The earliest documented witness reports of a Queensland marsupial tiger date from 1871, with Indigenous traditions of the yarri preceding these.

Naturalist Carl Lumholtz writes in 1878I learned that on the summit of the Coast Mountains, before mentioned, there lived two varieties of mammals which seemed to me to be unknown to science: but I had much difficulty in acquiring this knowledge. One of the animals [the local Aborigines] called yarri. From their description I conceived it to be a marsupial tiger. It was said to be about the size of a dingo, though its legs were shorter and its tail long, and it was described ... as being very savage. If pursued it climbed up the trees, where the natives did not dare follow it, and by gestures they explained to me how at such times it would growl and bite their hands. Rocky retreats were its most favourite habitat, and its principal food was said to be in a little brown variety of wallaby common in Northern Queensland scrubs. Its flesh was not particularly appreciated ... and if they accidentally killed a yarri they gave it to their old women. In Western Queensland I heard much about an animal which seemed to me to be identical with the yarri here described, and a specimen was once nearly shot by an officer of the black police in the regions I was now visiting [Herbert River]. Lumholtz goes on to contrast the description of this animal with a leaf-eating species recognisable as a tree-kangaroo, possibly the variety ultimately named after him, Lumholtz's tree-kangaroo.

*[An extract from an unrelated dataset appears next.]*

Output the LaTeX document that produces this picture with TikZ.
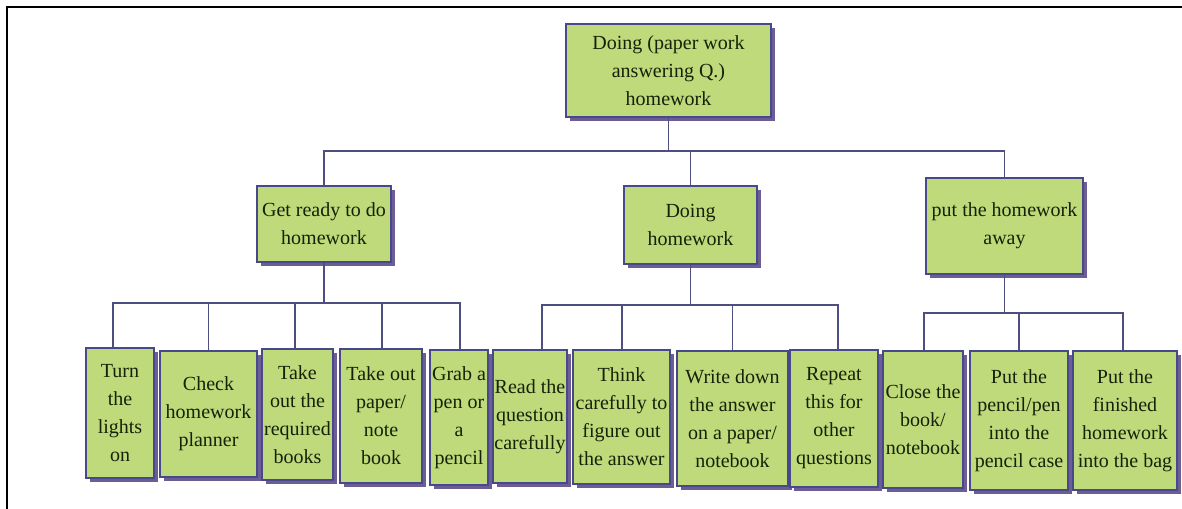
\documentclass[tikz,border=0pt]{standalone}
\usepackage{fontspec}
\setmainfont{Liberation Serif}
\usetikzlibrary{shadows}

\definecolor{boxfill}{RGB}{190,218,122}
\definecolor{boxline}{RGB}{72,72,140}
\definecolor{linkcol}{RGB}{78,78,128}
\definecolor{shadowcol}{RGB}{92,76,138}
\definecolor{txtcol}{RGB}{22,34,8}

\begin{document}
\begin{tikzpicture}[
    x=0.75pt, y=-0.75pt,
    box/.style={rectangle, draw=boxline, line width=1.2pt, fill=boxfill, text=txtcol,
      align=center, inner sep=1pt, font=\fontsize{15}{21}\selectfont,
      drop shadow={shadow xshift=3pt, shadow yshift=-3pt, fill=shadowcol, opacity=0.9}},
    link/.style={draw=linkcol, line width=1.1pt}
  ]
  \useasboundingbox (0,0) rectangle (1182,509);

  % frame
  \draw[line width=2pt] (1182,7) -- (7,7) -- (7,509);

  % top task
  \node[box, minimum width=153.75pt, minimum height=69.75pt] (root) at (668.5,70.5)
    {Doing (paper work\\answering Q.)\\homework};

  % three stages
  \node[box, minimum width=100.5pt, minimum height=57pt] (ready) at (324,224)
    {Get ready to do\\homework};
  \node[box, minimum width=99.75pt, minimum height=58.5pt] (doing) at (690.5,225)
    {Doing\\homework};
  \node[box, minimum width=117.75pt, minimum height=72pt] (away) at (1004.5,226)
    {put the homework\\away};

  % getting ready
  \node[box, minimum width=51pt, minimum height=97.5pt] (turn) at (120,413)
    {Turn\\the\\lights\\on};
  \node[box, minimum width=72.75pt, minimum height=94.5pt] (check) at (208.5,414)
    {Check\\homework\\planner};
  \node[box, minimum width=53.25pt, minimum height=98.25pt] (books) at (297.5,414.5)
    {Take\\out the\\required\\books};
  \node[box, minimum width=61.5pt, minimum height=100.5pt] (paper) at (381,416)
    {Take out\\paper/\\note\\book};
  \node[box, minimum width=43.5pt, minimum height=101.25pt] (grab) at (459,417.5)
    {Grab a\\pen or\\a\\pencil};

  % doing it
  \node[box, minimum width=55.5pt, minimum height=99.75pt] (read) at (530,416.5)
    {Read the\\question\\carefully};
  \node[box, minimum width=72.75pt, minimum height=100.5pt] (think) at (621.5,417)
    {Think\\carefully to\\figure out\\the answer};
  \node[box, minimum width=83.25pt, minimum height=101.25pt] (write) at (732.5,418.5)
    {Write down\\the answer\\on a paper/\\notebook};
  \node[box, minimum width=66pt, minimum height=102.75pt] (repeat) at (834,418.5)
    {Repeat\\this for\\other\\questions};

  % putting away
  \node[box, minimum width=60pt, minimum height=102.75pt] (close) at (923,419.5)
    {Close the\\book/\\notebook};
  \node[box, minimum width=73.5pt, minimum height=104.25pt] (pencil) at (1019,420.5)
    {Put the\\pencil/pen\\into the\\pencil case};
  \node[box, minimum width=78pt, minimum height=104.25pt] (bag) at (1125,420.5)
    {Put the\\finished\\homework\\into the bag};

  % connectors
  \draw[link] (root.south) -- ++(0,33) coordinate (bus0);
  \foreach \m in {ready,doing,away}
    \draw[link] (bus0) -| (\m.north);

  \draw[link] (ready.south) -- ++(0,40) coordinate (bus1);
  \foreach \c/\dx in {turn/-5.25,check/0,books/-2,paper/0.75,grab/0.75}
    \draw[link] (bus1) -| ([xshift=\dx pt]\c.north);

  \draw[link] (doing.south) -- ++(0,40) coordinate (bus2);
  \foreach \c/\dx in {read/9,think/0.4,write/0,repeat/3}
    \draw[link] (bus2) -| ([xshift=\dx pt]\c.north);

  \draw[link] (away.south) -- ++(0,38) coordinate (bus3);
  \foreach \c/\dx in {close/0.75,pencil/0,bag/-1.5}
    \draw[link] (bus3) -| ([xshift=\dx pt]\c.north);

\end{tikzpicture}
\end{document}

Sightings have been reported consistently from northeast Queensland, and indicate a fast and agile creature (Welfare & Fairley, 1981).

Though the number of purported encounters has diminished since the 1950s, eyewitness accounts have continued to surface into the present day, the so-called "Beast of Buderim" being one such recent example of the phenomenon. Modern sightings, when investigated, have been universally narrowed down to introduced feral cats. Natural selection tends to favour proportions, markings, and behaviours more commonly associated with wild felids, only a few generations after having been introduced into natural habitats. The domestic cat was brought to Australia hundreds of years ago, and has dispersed (and been dispersed) nationally, with only some islands remaining free of their presence. Feral cats have been declared a pest.

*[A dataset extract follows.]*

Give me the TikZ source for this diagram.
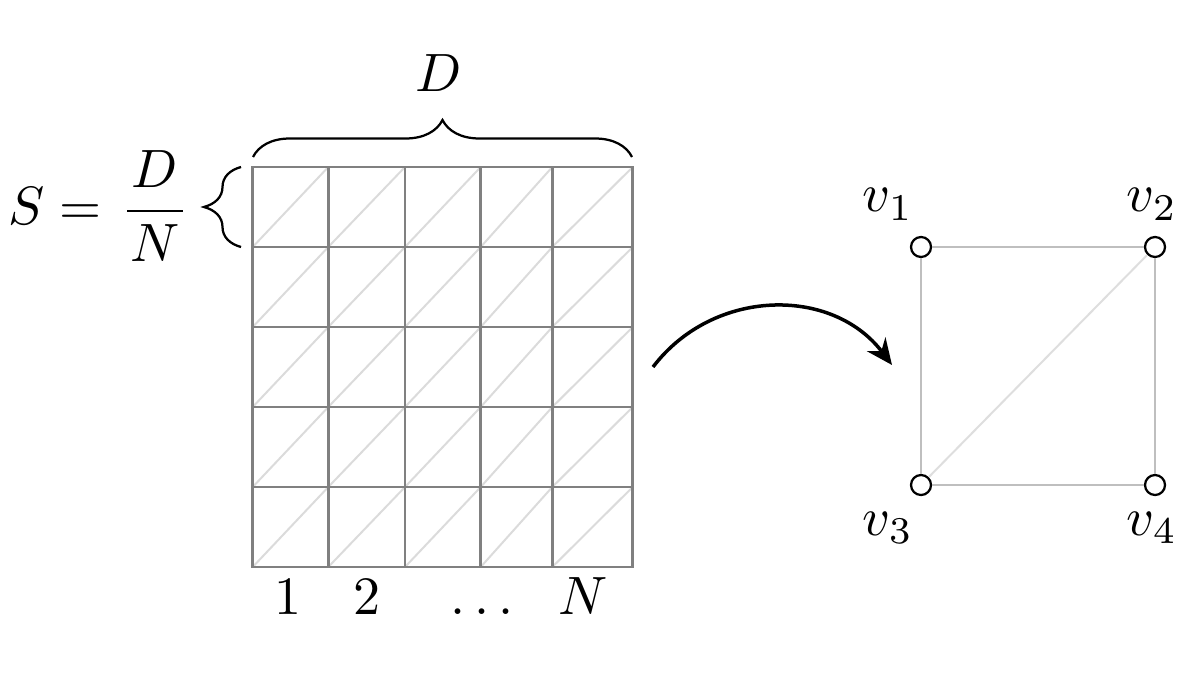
\RequirePackage{fix-cm}
\documentclass[tikz,border=0pt]{standalone}
\usetikzlibrary{decorations.pathreplacing,arrows.meta}
\tikzset{
  txt/.style={font=\fontsize{10.8pt}{13pt}\selectfont, inner sep=0pt, outer sep=0pt},
  gridline/.style={draw=gray, line width=0.5pt},
  diag/.style={draw=black!14, line width=0.4pt},
  bracestyle/.style={decorate, decoration={brace, amplitude=#1}, line width=0.45pt},
  vert/.style={circle, draw=black, fill=white, line width=0.45pt, minimum size=4pt, inner sep=0pt},
  gedge/.style={draw=black!25, line width=0.4pt},
  fedge/.style={draw=black!13, line width=0.4pt},
  maparrow/.style={line width=0.7pt, -{Stealth[length=5.2pt,width=4.6pt]}},
}
\begin{document}
\begin{tikzpicture}[x=0.2pt, y=-0.2pt]
\useasboundingbox (0,0) rectangle (1184,678);
% grid diagonals
\foreach \xa/\xb in {252.7/328.3, 328.3/405, 405/480.7, 480.7/552.3, 552.3/632.7}
  \foreach \ya/\yb in {167/247, 247/327, 327/407, 407/487, 487/567}
    \draw[diag] (\xa,\yb) -- (\xb,\ya);
% grid lines
\foreach \x in {328.3, 405, 480.7, 552.3}
  \draw[gridline] (\x,167) -- (\x,567);
\foreach \y in {247, 327, 407, 487}
  \draw[gridline] (252.7,\y) -- (632.7,\y);
\draw[gridline] (252.7,167) rectangle (632.7,567);
% braces
\draw[bracestyle=7.4pt] (253,157) -- (632,157);
\draw[bracestyle=7.4pt] (241,247) -- (241,167);
% labels
\node[txt, anchor=base] (D) at (439,92) {$D$};
\node[txt, anchor=base west] (S) at (8,224.5) {$\displaystyle S = \kern1pt\frac{\mkern1mu D\mkern1mu}{\mkern1mu N\mkern1mu}$};
\node[txt, anchor=base] (n1) at (288,614) {$1$};
\node[txt, anchor=base] (n2) at (367,614) {$2$};
\node[txt, anchor=base] (ndots) at (482,614) {$\dots$};
\node[txt, anchor=base] (nN) at (583,614) {$N$};
% arrow
\coordinate (as) at (653,367);
\coordinate (ae) at (892,365);
\draw[maparrow] (as) .. controls (713,288) and (832,286) .. (ae);
% graph
\node[vert] (v1) at (921,247) {};
\node[vert] (v2) at (1155,247) {};
\node[vert] (v3) at (921,485) {};
\node[vert] (v4) at (1155,485) {};
\draw[gedge] (v1) -- (v2);
\draw[gedge] (v1) -- (v3);
\draw[gedge] (v2) -- (v4);
\draw[gedge] (v3) -- (v4);
\draw[fedge] (v3) -- (v2);
\node[txt, anchor=base] (l1) at (888,212) {$v_1$};
\node[txt, anchor=base] (l2) at (1152,212) {$v_2$};
\node[txt, anchor=base] (l3) at (888,535) {$v_3$};
\node[txt, anchor=base] (l4) at (1152,535) {$v_4$};
\end{tikzpicture}
\end{document}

Thylacoleo, an animal of similar size and predatory habits, did live in Australia as recently as the late Pleistocene period, perhaps coexisting with the very first humans that arrived in Australia, who were the ancestors of modern Aboriginal Australians. However, scientists estimate that Thylacoleo became extinct 30,000 years ago. Modern sightings of an animal described as remarkably like Thylacoleo have led some researchers to speculate that a small relict population has somehow survived in remote areas. Cryptozoologists who promote the theory of survival of the Tasmanian tiger or thylacine (Thylacinus cynocephalus), a thylacinid that is also currently accepted as extinct, favour the proposed survival of the Queensland tiger. The fundamental difference between the two cases, however, is that the last Tasmanian tiger in captivity died in 1936, and the species was not officially declared extinct until 1986. This makes the prospect of species survival of the thylacine more likely than that of Thylacoleo.

==Thylacine or Thylacoleo?==
In his 1965 revision of the book Furred Animals of Australia, Ellis Troughton proposed that the Queensland tiger was merely a mainland variant of the thylacine. When discussing sightings of the Queensland tiger or animals thought to be the Queensland tiger, people sometimes refer to them as thylacines, though there are distinct and consistent differences in the descriptions of the animals (i.e.: head shape, position and colour of stripes, arboreal habits).

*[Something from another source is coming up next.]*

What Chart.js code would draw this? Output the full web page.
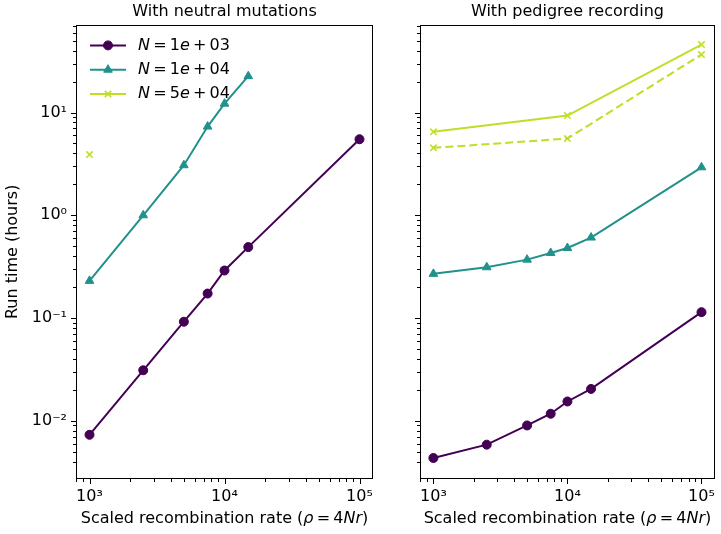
<!DOCTYPE html>
<html>
<head>
<meta charset="utf-8">
<script src="https://cdn.jsdelivr.net/npm/chart.js@4/dist/chart.umd.min.js"></script>
<style>
  html, body { margin: 0; padding: 0; background: #fff; }
  #wrap { position: relative; width: 721px; height: 534px; }
  #left { position: absolute; left: 0; top: 0; }
  #right { position: absolute; left: 400px; top: 0; }
</style>
</head>
<body>
<div id="wrap">
  <canvas id="left" width="400" height="534"></canvas>
  <canvas id="right" width="321" height="534"></canvas>
</div>
<script>
// recombination rates (x) used by the runs
const rhoValues = [1e3, 2.5e3, 5e3, 7.5e3, 1e4, 1.5e4, 1e5];
const rhoWide = [1e3, 1e4, 1e5];

// run times in hours
const neutralN1e3 = [0.0073, 0.031, 0.092, 0.173, 0.29, 0.49, 5.5];
const neutralN1e4 = [0.23, 1.0, 3.07, 7.3, 12.2, 22.6];
const neutralN5e4 = [3.9];

const pedigreeN1e3 = [0.00434, 0.00585, 0.0090, 0.0117, 0.0154, 0.0204, 0.114];
const pedigreeN1e4 = [0.269, 0.312, 0.37, 0.43, 0.48, 0.607, 2.93];
const pedigreeN5e4 = [6.5, 9.35, 45.9];
const pedigreeN5e4Dashed = [4.53, 5.58, 36.7];

const legendMantissa = ['1', '1', '5'];
const legendExponent = ['03', '04', '04'];
const panelTitles = ['With neutral mutations', 'With pedigree recording'];

const X_MIN = Math.pow(10, 2.9), X_MAX = Math.pow(10, 5.1);
const Y_MIN = Math.pow(10, -2.567), Y_MAX = Math.pow(10, 1.855);

const colors = { n1e3: '#440154', n1e4: '#21918c', n5e4: '#bddf26' };
const styles = [
  { color: colors.n1e3, pointStyle: 'circle', radius: 4.5, bw: 1 },
  { color: colors.n1e4, pointStyle: 'triangle', radius: 5, bw: 1 },
  { color: colors.n5e4, pointStyle: 'crossRot', radius: 4.5, bw: 1.6 }
];

Chart.defaults.font.family = '"DejaVu Sans", sans-serif';
Chart.defaults.color = '#000';

const FONT = 16;
const sup = { '0': '⁰', '1': '¹', '2': '²', '3': '³', '4': '⁴', '5': '⁵', '-': '⁻' };
function powLabel(v) {
  const e = Math.log10(v);
  if (Math.abs(e - Math.round(e)) > 1e-6) return '';
  return '10' + String(Math.round(e)).split('').map(c => sup[c]).join('');
}

function toPoints(xs, ys) {
  return ys.map((y, i) => ({ x: xs[i], y: y }));
}

function series(xs, ys, s, dash) {
  return {
    data: toPoints(xs, ys),
    borderColor: s.color,
    backgroundColor: s.color,
    borderWidth: 2,
    borderDash: dash || [],
    pointStyle: s.pointStyle,
    pointRadius: s.radius,
    pointBorderWidth: s.bw,
    pointBorderColor: s.color,
    pointBackgroundColor: s.color,
    tension: 0
  };
}

function drawRich(ctx, parts, x, y, align) {
  const fonts = parts.map(p => (p[1] ? 'italic ' : '') + FONT + 'px "DejaVu Sans"');
  const widths = parts.map((p, i) => { ctx.font = fonts[i]; return ctx.measureText(p[0]).width; });
  const total = widths.reduce((a, b) => a + b, 0);
  let cx = align === 'center' ? x - total / 2 : x;
  ctx.textBaseline = 'middle';
  ctx.textAlign = 'left';
  ctx.fillStyle = '#000';
  parts.forEach((p, i) => { ctx.font = fonts[i]; ctx.fillText(p[0], cx, y); cx += widths[i]; });
}

// frame, matplotlib-like tick marks (major/minor), panel title and x label
const frameAndTicks = {
  id: 'frameAndTicks',
  afterDraw(chart, args, opts) {
    const { ctx, chartArea: a } = chart;
    ctx.save();
    ctx.strokeStyle = '#000';
    ctx.lineWidth = 1;
    ['x', 'y'].forEach(id => {
      const s = chart.scales[id];
      s.ticks.forEach(t => {
        const exp = Math.floor(Math.log10(t.value) + 1e-9);
        const m = t.value / Math.pow(10, exp);
        if (Math.abs(m - Math.round(m)) > 1e-6) return;
        const len = Math.abs(m - 1) < 1e-6 ? 5 : 3;
        const p = Math.round(s.getPixelForValue(t.value)) + 0.5;
        ctx.beginPath();
        if (id === 'x') { ctx.moveTo(p, a.bottom); ctx.lineTo(p, a.bottom + len); }
        else { ctx.moveTo(a.left, p); ctx.lineTo(a.left - len, p); }
        ctx.stroke();
      });
    });
    ctx.strokeRect(Math.round(a.left) + 0.5, Math.round(a.top) + 0.5,
      Math.round(a.width) - 1, Math.round(a.height) - 1);
    const cx = (a.left + a.right) / 2;
    drawRich(ctx, [[opts.title, false]], cx, 12, 'center');
    drawRich(ctx, [['Scaled recombination rate (', false], ['ρ', true], ['\u2009=\u20094', false], ['Nr', true], [')', false]],
      cx, 519, 'center');
    ctx.restore();
  }
};

const legendInside = {
  id: 'legendInside',
  afterDraw(chart) {
    const { ctx, chartArea: a } = chart;
    ctx.save();
    styles.forEach((s, i) => {
      const y = a.top + 20.7 + i * 24.3;
      ctx.strokeStyle = s.color;
      ctx.fillStyle = s.color;
      ctx.lineWidth = 2;
      ctx.beginPath();
      ctx.moveTo(a.left + 14, y);
      ctx.lineTo(a.left + 50, y);
      ctx.stroke();
      ctx.lineWidth = s.bw;
      Chart.helpers.drawPoint(ctx, { pointStyle: s.pointStyle, radius: s.radius, rotation: 0, borderWidth: s.bw }, a.left + 32, y);
      drawRich(ctx, [['N', true], ['\u2009=\u2009' + legendMantissa[i], false], ['e', true], ['\u2009+\u2009' + legendExponent[i], false]],
        a.left + 62, y, 'left');
    });
    ctx.restore();
  }
};

function makeOptions(title, showY, yWidth, rightPad) {
  return {
    responsive: false,
    animation: false,
    events: [],
    layout: { padding: { left: 0, right: rightPad, top: 24.7, bottom: 0 } },
    plugins: {
      legend: { display: false },
      tooltip: { enabled: false },
      title: { display: false },
      frameAndTicks: { title: title }
    },
    scales: {
      x: {
        type: 'logarithmic',
        min: X_MIN,
        max: X_MAX,
        grid: { display: false, drawTicks: true, tickLength: 5 },
        border: { display: false },
        ticks: { autoSkip: false, maxRotation: 0, padding: 3, font: { size: FONT }, callback: v => powLabel(v) },
        afterFit: s => { s.height = 55; }
      },
      y: {
        type: 'logarithmic',
        min: Y_MIN,
        max: Y_MAX,
        grid: { display: false, drawTicks: true, tickLength: 5 },
        border: { display: false },
        title: { display: showY, text: 'Run time (hours)', font: { size: FONT }, padding: { top: 3, bottom: 0 } },
        ticks: { autoSkip: false, padding: 4, font: { size: FONT }, callback: v => showY ? powLabel(v) : '' },
        afterFit: s => { s.width = yWidth; }
      }
    }
  };
}

new Chart(document.getElementById('left'), {
  type: 'line',
  data: {
    datasets: [
      series(rhoValues, neutralN1e3, styles[0]),
      series(rhoValues, neutralN1e4, styles[1]),
      series(rhoValues, neutralN5e4, styles[2])
    ]
  },
  options: makeOptions(panelTitles[0], true, 76, 27),
  plugins: [frameAndTicks, legendInside]
});

new Chart(document.getElementById('right'), {
  type: 'line',
  data: {
    datasets: [
      series(rhoValues, pedigreeN1e3, styles[0]),
      series(rhoValues, pedigreeN1e4, styles[1]),
      series(rhoWide, pedigreeN5e4, styles[2]),
      series(rhoWide, pedigreeN5e4Dashed, styles[2], [8, 4])
    ]
  },
  options: makeOptions(panelTitles[1], false, 20, 5),
  plugins: [frameAndTicks]
});
</script>
</body>
</html>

While Cape York artist Percy Trezise believes the region is home to the thylacine, others have cited the popular urban myth of American soldiers bringing pumas to Queensland during World War II, with local Bob Whiston and tree kangaroo expert Roger Martin suggesting that sightings are of either Lumholtz's or Bennett's tree kangaroos, unfamiliar animals which walk on four legs when terrestrial and are found in the areas from which reports originate (this concurs with one of Bernard Heuvelmans' theories regarding some sightings).

==In popular culture==

The theory of continued Thylacoleo presence on mainland Australia and thylacine presence in Tasmania has been covered on various Television shows including an episode of Animal Planet's show Animal X and on The National Geographic Channel. Individual sightings of the Queensland marsupial tiger continue to appear in newspapers, though in far less numbers than formerly. In the 1970s, naturalist Janeice Plunkett collected over 100 reports of sightings or shootings of "tigers", including reports clearly indicating that the animal observed was a marsupial. Some writers believe that, if the animal did formerly exist, it may now be extinct, given the diminishing numbers of tiger quolls and northern quolls across the same region.